[start Raw data]
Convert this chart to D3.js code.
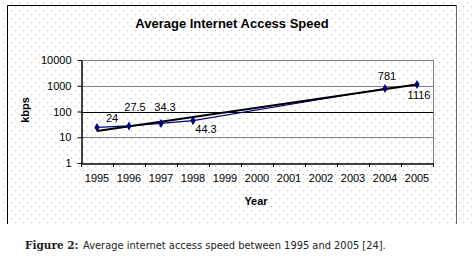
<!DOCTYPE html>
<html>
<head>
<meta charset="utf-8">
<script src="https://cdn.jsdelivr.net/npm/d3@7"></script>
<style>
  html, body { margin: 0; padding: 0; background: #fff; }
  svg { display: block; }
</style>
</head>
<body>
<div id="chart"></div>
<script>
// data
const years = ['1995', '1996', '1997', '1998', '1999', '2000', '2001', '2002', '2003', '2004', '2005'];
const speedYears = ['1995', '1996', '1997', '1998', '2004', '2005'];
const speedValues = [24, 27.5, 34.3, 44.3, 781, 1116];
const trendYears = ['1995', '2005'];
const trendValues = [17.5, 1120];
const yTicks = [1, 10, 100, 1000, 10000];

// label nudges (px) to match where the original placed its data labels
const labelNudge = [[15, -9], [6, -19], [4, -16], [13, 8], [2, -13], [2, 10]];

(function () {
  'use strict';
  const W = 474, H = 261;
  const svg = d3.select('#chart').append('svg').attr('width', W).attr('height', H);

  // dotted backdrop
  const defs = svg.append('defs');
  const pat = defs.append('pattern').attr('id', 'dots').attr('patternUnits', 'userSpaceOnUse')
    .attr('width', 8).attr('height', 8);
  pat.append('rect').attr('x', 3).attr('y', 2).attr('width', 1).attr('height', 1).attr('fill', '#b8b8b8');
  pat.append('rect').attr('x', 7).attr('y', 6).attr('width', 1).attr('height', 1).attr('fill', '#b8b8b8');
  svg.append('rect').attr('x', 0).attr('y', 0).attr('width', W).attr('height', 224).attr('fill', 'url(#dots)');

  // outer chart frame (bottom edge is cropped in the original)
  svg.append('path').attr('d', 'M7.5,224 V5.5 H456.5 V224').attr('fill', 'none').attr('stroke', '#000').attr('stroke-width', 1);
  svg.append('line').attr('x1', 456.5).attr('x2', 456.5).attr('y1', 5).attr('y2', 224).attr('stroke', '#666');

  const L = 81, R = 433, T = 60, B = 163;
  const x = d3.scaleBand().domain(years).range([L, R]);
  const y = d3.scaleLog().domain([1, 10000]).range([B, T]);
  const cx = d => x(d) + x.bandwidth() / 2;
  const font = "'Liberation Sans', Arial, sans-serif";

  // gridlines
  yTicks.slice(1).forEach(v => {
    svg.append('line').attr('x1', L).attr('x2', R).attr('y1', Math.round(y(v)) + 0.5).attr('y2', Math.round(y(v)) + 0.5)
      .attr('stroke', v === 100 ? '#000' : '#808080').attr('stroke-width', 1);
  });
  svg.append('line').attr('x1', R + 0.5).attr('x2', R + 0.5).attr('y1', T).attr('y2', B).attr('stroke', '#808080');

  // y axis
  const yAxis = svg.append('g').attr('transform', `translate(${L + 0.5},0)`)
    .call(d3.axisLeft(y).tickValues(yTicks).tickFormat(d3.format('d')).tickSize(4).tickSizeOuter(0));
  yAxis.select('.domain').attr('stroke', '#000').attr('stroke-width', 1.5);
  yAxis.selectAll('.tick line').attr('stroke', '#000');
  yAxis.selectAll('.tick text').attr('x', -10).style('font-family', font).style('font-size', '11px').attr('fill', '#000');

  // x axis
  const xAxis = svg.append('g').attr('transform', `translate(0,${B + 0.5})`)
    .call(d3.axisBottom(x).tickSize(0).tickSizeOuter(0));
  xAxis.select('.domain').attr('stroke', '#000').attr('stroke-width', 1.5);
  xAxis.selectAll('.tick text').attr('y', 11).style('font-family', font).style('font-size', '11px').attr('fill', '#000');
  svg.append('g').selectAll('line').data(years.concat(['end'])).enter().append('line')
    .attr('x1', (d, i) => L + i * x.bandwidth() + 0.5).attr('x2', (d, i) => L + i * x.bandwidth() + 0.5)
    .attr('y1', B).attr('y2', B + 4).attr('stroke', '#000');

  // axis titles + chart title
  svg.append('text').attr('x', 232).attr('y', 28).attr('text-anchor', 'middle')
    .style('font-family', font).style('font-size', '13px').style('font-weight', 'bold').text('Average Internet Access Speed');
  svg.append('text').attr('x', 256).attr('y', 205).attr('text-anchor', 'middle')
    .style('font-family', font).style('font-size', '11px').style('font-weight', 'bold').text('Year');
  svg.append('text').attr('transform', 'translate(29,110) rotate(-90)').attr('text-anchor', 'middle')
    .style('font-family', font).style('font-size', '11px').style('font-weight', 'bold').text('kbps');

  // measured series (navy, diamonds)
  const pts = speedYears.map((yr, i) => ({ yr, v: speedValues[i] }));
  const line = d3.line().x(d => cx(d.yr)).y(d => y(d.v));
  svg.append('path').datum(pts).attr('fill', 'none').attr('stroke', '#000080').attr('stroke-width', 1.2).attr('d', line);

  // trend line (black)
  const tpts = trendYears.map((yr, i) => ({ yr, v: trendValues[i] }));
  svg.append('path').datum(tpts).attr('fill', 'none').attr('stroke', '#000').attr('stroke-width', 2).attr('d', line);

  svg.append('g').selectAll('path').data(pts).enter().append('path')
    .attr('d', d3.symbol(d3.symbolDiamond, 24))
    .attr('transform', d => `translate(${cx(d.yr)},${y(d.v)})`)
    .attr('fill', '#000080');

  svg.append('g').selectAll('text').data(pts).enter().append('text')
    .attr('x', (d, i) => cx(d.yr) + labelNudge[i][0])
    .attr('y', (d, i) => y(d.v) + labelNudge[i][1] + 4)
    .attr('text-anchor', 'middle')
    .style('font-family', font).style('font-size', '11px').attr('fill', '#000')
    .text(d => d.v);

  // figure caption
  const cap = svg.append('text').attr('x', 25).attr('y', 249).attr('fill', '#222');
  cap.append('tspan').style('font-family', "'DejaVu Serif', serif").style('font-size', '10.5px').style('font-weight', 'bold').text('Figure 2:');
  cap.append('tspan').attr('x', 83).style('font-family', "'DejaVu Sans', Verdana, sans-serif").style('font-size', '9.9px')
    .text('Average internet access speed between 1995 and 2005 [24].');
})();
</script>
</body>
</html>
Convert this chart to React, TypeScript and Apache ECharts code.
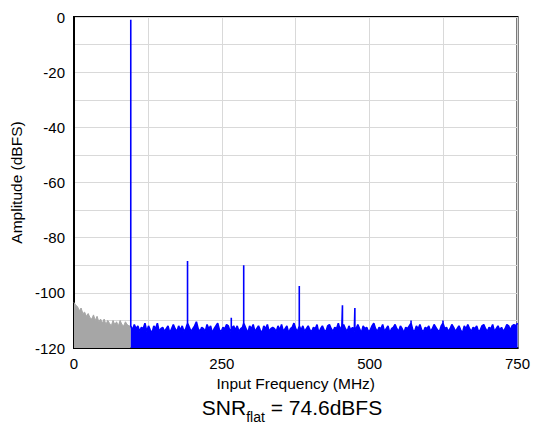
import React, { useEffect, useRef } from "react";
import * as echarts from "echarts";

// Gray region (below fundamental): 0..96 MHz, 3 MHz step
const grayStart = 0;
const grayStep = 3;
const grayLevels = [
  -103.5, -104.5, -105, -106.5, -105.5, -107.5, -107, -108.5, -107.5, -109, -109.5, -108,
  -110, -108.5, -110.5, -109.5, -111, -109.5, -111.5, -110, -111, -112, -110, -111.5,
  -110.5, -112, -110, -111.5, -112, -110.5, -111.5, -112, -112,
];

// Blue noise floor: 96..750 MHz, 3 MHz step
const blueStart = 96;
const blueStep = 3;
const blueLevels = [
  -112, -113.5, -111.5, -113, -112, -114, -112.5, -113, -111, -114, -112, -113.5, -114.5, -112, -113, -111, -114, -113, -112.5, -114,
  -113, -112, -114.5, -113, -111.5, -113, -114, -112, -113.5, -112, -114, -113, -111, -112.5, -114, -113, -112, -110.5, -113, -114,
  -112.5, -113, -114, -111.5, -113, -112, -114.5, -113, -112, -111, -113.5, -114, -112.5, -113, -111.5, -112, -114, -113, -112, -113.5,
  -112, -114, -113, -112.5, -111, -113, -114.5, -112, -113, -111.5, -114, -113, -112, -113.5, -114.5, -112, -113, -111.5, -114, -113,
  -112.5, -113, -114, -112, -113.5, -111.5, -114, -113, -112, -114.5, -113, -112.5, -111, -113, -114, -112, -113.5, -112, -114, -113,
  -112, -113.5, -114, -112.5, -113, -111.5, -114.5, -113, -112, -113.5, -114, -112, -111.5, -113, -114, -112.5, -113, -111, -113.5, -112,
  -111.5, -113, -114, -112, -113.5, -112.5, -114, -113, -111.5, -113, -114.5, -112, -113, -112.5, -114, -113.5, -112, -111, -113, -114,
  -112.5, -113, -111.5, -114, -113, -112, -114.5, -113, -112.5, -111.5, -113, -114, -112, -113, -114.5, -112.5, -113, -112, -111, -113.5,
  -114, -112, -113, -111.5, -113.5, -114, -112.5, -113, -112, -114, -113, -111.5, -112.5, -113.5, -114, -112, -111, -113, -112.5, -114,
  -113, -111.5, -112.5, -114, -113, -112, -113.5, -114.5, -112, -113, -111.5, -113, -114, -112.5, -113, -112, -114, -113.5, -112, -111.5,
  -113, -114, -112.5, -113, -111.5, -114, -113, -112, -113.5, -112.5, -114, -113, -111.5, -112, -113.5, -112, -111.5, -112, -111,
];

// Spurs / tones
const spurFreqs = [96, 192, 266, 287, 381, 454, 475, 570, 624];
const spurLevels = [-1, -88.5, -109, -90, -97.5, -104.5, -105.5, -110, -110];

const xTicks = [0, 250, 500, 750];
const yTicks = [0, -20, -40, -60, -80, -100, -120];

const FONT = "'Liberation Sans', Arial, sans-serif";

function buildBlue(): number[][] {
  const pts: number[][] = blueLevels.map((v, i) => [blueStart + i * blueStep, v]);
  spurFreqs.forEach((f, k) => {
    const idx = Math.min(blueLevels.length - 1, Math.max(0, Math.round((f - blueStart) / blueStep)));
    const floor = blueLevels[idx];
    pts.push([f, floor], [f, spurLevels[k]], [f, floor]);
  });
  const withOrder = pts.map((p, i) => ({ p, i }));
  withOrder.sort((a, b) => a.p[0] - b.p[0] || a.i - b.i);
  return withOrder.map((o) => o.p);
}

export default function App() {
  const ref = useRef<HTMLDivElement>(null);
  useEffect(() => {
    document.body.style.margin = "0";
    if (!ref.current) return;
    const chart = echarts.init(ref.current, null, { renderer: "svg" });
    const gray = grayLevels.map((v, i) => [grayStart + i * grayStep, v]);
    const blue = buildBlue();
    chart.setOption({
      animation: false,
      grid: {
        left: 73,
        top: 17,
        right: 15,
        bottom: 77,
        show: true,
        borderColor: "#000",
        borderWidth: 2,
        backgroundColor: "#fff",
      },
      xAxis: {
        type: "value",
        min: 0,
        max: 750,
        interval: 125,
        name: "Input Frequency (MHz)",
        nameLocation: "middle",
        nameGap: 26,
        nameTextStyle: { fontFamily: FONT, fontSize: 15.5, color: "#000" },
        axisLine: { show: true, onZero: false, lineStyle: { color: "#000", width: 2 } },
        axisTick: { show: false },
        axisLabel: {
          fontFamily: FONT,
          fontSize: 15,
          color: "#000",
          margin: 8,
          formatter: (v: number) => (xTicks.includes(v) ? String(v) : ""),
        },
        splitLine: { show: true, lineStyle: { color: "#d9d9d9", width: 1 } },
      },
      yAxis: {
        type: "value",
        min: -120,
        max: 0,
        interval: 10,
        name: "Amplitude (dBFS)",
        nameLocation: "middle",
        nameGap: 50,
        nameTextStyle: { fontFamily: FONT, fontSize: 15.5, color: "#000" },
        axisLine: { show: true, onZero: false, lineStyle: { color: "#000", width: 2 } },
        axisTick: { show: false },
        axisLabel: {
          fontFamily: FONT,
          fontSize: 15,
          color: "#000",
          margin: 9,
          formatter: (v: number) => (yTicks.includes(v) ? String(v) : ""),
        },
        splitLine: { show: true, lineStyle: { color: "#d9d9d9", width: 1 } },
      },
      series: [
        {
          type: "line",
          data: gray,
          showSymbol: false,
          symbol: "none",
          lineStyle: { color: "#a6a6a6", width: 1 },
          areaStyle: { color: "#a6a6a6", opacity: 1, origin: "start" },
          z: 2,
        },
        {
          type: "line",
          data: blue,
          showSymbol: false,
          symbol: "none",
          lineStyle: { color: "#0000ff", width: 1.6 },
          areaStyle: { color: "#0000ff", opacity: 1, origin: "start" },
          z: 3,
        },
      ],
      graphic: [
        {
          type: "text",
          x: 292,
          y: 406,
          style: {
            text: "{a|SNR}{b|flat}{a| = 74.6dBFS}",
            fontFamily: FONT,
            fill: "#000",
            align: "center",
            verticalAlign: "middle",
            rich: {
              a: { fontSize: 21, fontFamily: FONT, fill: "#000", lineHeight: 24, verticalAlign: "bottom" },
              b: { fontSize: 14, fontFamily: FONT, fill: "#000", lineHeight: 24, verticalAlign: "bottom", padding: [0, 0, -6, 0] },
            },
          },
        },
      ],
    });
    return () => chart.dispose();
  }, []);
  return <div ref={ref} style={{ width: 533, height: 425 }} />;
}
[end Raw data]
Take the material above from its first line through the line holding "const yTicks = [1, 10, 100, 1000, 10000];" and set it down exactly, without the pictures.

Convert this chart to D3.js code.
<!DOCTYPE html>
<html>
<head>
<meta charset="utf-8">
<script src="https://cdn.jsdelivr.net/npm/d3@7"></script>
<style>
  html, body { margin: 0; padding: 0; background: #fff; }
  svg { display: block; }
</style>
</head>
<body>
<div id="chart"></div>
<script>
// data
const years = ['1995', '1996', '1997', '1998', '1999', '2000', '2001', '2002', '2003', '2004', '2005'];
const speedYears = ['1995', '1996', '1997', '1998', '2004', '2005'];
const speedValues = [24, 27.5, 34.3, 44.3, 781, 1116];
const trendYears = ['1995', '2005'];
const trendValues = [17.5, 1120];
const yTicks = [1, 10, 100, 1000, 10000];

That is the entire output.